◆ **REQUIRED TASK**
Pictures in the data below are not part of the copy; transcribe everything else exactly.

++++

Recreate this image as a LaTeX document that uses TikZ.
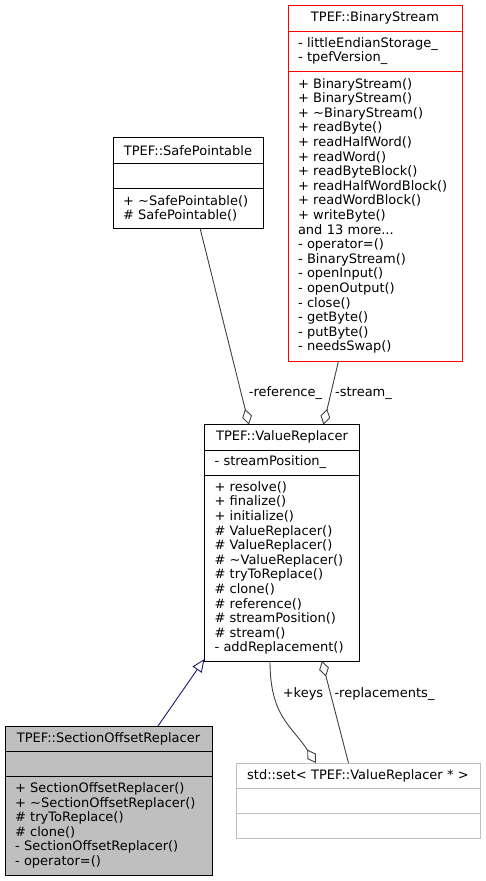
\documentclass[tikz,border=0pt]{standalone}
\usepackage{fontspec}
\setmainfont{DejaVu Sans}
\usetikzlibrary{arrows.meta}
\definecolor{edgegray}{HTML}{404040}
\definecolor{navyblue}{HTML}{191970}
\definecolor{boxgray}{HTML}{BFBFBF}
\definecolor{boxred}{HTML}{FF0000}

\begin{document}
\begin{tikzpicture}[x=1pt,y=-1pt,
  box/.style={draw,text=black,line width=1pt,inner xsep=10pt,inner ysep=0pt,
              outer sep=0pt,anchor=north west,font=\fontsize{13}{14.6}\selectfont},
  head/.style={box,align=center},
  part/.style={box,align=left},
  aggr/.style={draw=edgegray,line width=0.9pt,
               -{Diamond[open,length=16pt,width=10pt]}},
  inherit/.style={draw=navyblue,line width=0.9pt,
                  -{Triangle[open,length=13pt,width=11pt]}},
  lbl/.style={anchor=base,inner sep=0pt,font=\fontsize{13}{14.6}\selectfont}]

\useasboundingbox (0,0) rectangle (485,881);

% TPEF::BinaryStream
\node[head,draw=boxred,text width=154pt,minimum height=26.5pt] (bst) at (288,5) {TPEF::BinaryStream};
\node[part,draw=boxred,text width=154pt,minimum height=39.5pt] (bsa) at (bst.south west) {- littleEndianStorage\_\\- tpefVersion\_};
\node[part,draw=boxred,text width=154pt,minimum height=290pt] (bsm) at (bsa.south west) {+ BinaryStream()\\+ BinaryStream()\\+ \textasciitilde BinaryStream()\\+ readByte()\\+ readHalfWord()\\+ readWord()\\+ readByteBlock()\\+ readHalfWordBlock()\\+ readWordBlock()\\+ writeByte()\\and 13 more...\\- operator=()\\- BinaryStream()\\- openInput()\\- openOutput()\\- close()\\- getByte()\\- putByte()\\- needsSwap()};

% TPEF::SafePointable
\node[head,text width=130pt,minimum height=25.5pt] (spt) at (113,137.5) {TPEF::SafePointable};
\node[part,text width=130pt,minimum height=25.5pt] (spa) at (spt.south west) {};
\node[part,text width=130pt,minimum height=39.5pt] (spm) at (spa.south west) {+ \textasciitilde SafePointable()\\\# SafePointable()};

% TPEF::ValueReplacer
\node[head,text width=135pt,minimum height=25.5pt] (vrt) at (204.5,424.5) {TPEF::ValueReplacer};
\node[part,text width=135pt,minimum height=25pt] (vra) at (vrt.south west) {- streamPosition\_};
\node[part,text width=135pt,minimum height=186pt] (vrm) at (vra.south west) {+ resolve()\\+ finalize()\\+ initialize()\\\# ValueReplacer()\\\# ValueReplacer()\\\# \textasciitilde ValueReplacer()\\\# tryToReplace()\\\# clone()\\\# reference()\\\# streamPosition()\\\# stream()\\- addReplacement()};

% TPEF::SectionOffsetReplacer
\node[head,fill=boxgray,text width=187pt,minimum height=25pt] (sot) at (5,726) {TPEF::SectionOffsetReplacer};
\node[part,fill=boxgray,text width=187pt,minimum height=25pt] (soa) at (sot.south west) {};
\node[part,fill=boxgray,text width=187pt,minimum height=99pt] (som) at (soa.south west) {+ SectionOffsetReplacer()\\+ \textasciitilde SectionOffsetReplacer()\\\# tryToReplace()\\\# clone()\\- SectionOffsetReplacer()\\- operator=()};

% std::set< TPEF::ValueReplacer * >
\node[head,draw=boxgray,text width=224pt,minimum height=25pt] (sst) at (236,763) {std::set< TPEF::ValueReplacer * >};
\node[part,draw=boxgray,text width=224pt,minimum height=25pt] (ssa) at (sst.south west) {};
\node[part,draw=boxgray,text width=224pt,minimum height=25pt] (ssm) at (ssa.south west) {};

% edges
\draw[aggr] ([xshift=87pt]spm.south west) -- ([xshift=44.5pt]vrt.north west);
\draw[aggr] ([xshift=50.5pt]bsm.south west) -- ([xshift=119pt]vrt.north west);
\draw[inherit] ([xshift=153pt]sot.north west) -- ([yshift=2pt]vrm.south west);
\draw[aggr] ([xshift=65.5pt]vrm.south west) .. controls +(0,55) and +(-25,-38) .. ([xshift=80pt]sst.north west);
\draw[aggr] ([xshift=112.5pt]sst.north west) -- ([xshift=117.5pt]vrm.south west);

\node[lbl] (lref) at (285.5,396) {-reference\_};
\node[lbl] (lstr) at (363.5,396) {-stream\_};
\node[lbl] (lkey) at (303,697) {+keys};
\node[lbl] (lrep) at (384.5,697) {-replacements\_};
\end{tikzpicture}
\end{document}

++++

◆ **WRITTEN RESPONSE**
Recreate this image as a LaTeX document that uses TikZ.
\documentclass[tikz,border=0pt]{standalone}
\usepackage{fontspec}
\setmainfont{DejaVu Sans}
\usetikzlibrary{arrows.meta}
\definecolor{edgegray}{HTML}{404040}
\definecolor{navyblue}{HTML}{191970}
\definecolor{boxgray}{HTML}{BFBFBF}
\definecolor{boxred}{HTML}{FF0000}

\begin{document}
\begin{tikzpicture}[x=1pt,y=-1pt,
  box/.style={draw,text=black,line width=1pt,inner xsep=10pt,inner ysep=0pt,
              outer sep=0pt,anchor=north west,font=\fontsize{13}{14.6}\selectfont},
  head/.style={box,align=center},
  part/.style={box,align=left},
  aggr/.style={draw=edgegray,line width=0.9pt,
               -{Diamond[open,length=16pt,width=10pt]}},
  inherit/.style={draw=navyblue,line width=0.9pt,
                  -{Triangle[open,length=13pt,width=11pt]}},
  lbl/.style={anchor=base,inner sep=0pt,font=\fontsize{13}{14.6}\selectfont}]

\useasboundingbox (0,0) rectangle (485,881);

% TPEF::BinaryStream
\node[head,draw=boxred,text width=154pt,minimum height=26.5pt] (bst) at (288,5) {TPEF::BinaryStream};
\node[part,draw=boxred,text width=154pt,minimum height=39.5pt] (bsa) at (bst.south west) {- littleEndianStorage\_\\- tpefVersion\_};
\node[part,draw=boxred,text width=154pt,minimum height=290pt] (bsm) at (bsa.south west) {+ BinaryStream()\\+ BinaryStream()\\+ \textasciitilde BinaryStream()\\+ readByte()\\+ readHalfWord()\\+ readWord()\\+ readByteBlock()\\+ readHalfWordBlock()\\+ readWordBlock()\\+ writeByte()\\and 13 more...\\- operator=()\\- BinaryStream()\\- openInput()\\- openOutput()\\- close()\\- getByte()\\- putByte()\\- needsSwap()};

% TPEF::SafePointable
\node[head,text width=130pt,minimum height=25.5pt] (spt) at (113,137.5) {TPEF::SafePointable};
\node[part,text width=130pt,minimum height=25.5pt] (spa) at (spt.south west) {};
\node[part,text width=130pt,minimum height=39.5pt] (spm) at (spa.south west) {+ \textasciitilde SafePointable()\\\# SafePointable()};

% TPEF::ValueReplacer
\node[head,text width=135pt,minimum height=25.5pt] (vrt) at (204.5,424.5) {TPEF::ValueReplacer};
\node[part,text width=135pt,minimum height=25pt] (vra) at (vrt.south west) {- streamPosition\_};
\node[part,text width=135pt,minimum height=186pt] (vrm) at (vra.south west) {+ resolve()\\+ finalize()\\+ initialize()\\\# ValueReplacer()\\\# ValueReplacer()\\\# \textasciitilde ValueReplacer()\\\# tryToReplace()\\\# clone()\\\# reference()\\\# streamPosition()\\\# stream()\\- addReplacement()};

% TPEF::SectionOffsetReplacer
\node[head,fill=boxgray,text width=187pt,minimum height=25pt] (sot) at (5,726) {TPEF::SectionOffsetReplacer};
\node[part,fill=boxgray,text width=187pt,minimum height=25pt] (soa) at (sot.south west) {};
\node[part,fill=boxgray,text width=187pt,minimum height=99pt] (som) at (soa.south west) {+ SectionOffsetReplacer()\\+ \textasciitilde SectionOffsetReplacer()\\\# tryToReplace()\\\# clone()\\- SectionOffsetReplacer()\\- operator=()};

% std::set< TPEF::ValueReplacer * >
\node[head,draw=boxgray,text width=224pt,minimum height=25pt] (sst) at (236,763) {std::set< TPEF::ValueReplacer * >};
\node[part,draw=boxgray,text width=224pt,minimum height=25pt] (ssa) at (sst.south west) {};
\node[part,draw=boxgray,text width=224pt,minimum height=25pt] (ssm) at (ssa.south west) {};

% edges
\draw[aggr] ([xshift=87pt]spm.south west) -- ([xshift=44.5pt]vrt.north west);
\draw[aggr] ([xshift=50.5pt]bsm.south west) -- ([xshift=119pt]vrt.north west);
\draw[inherit] ([xshift=153pt]sot.north west) -- ([yshift=2pt]vrm.south west);
\draw[aggr] ([xshift=65.5pt]vrm.south west) .. controls +(0,55) and +(-25,-38) .. ([xshift=80pt]sst.north west);
\draw[aggr] ([xshift=112.5pt]sst.north west) -- ([xshift=117.5pt]vrm.south west);

\node[lbl] (lref) at (285.5,396) {-reference\_};
\node[lbl] (lstr) at (363.5,396) {-stream\_};
\node[lbl] (lkey) at (303,697) {+keys};
\node[lbl] (lrep) at (384.5,697) {-replacements\_};
\end{tikzpicture}
\end{document}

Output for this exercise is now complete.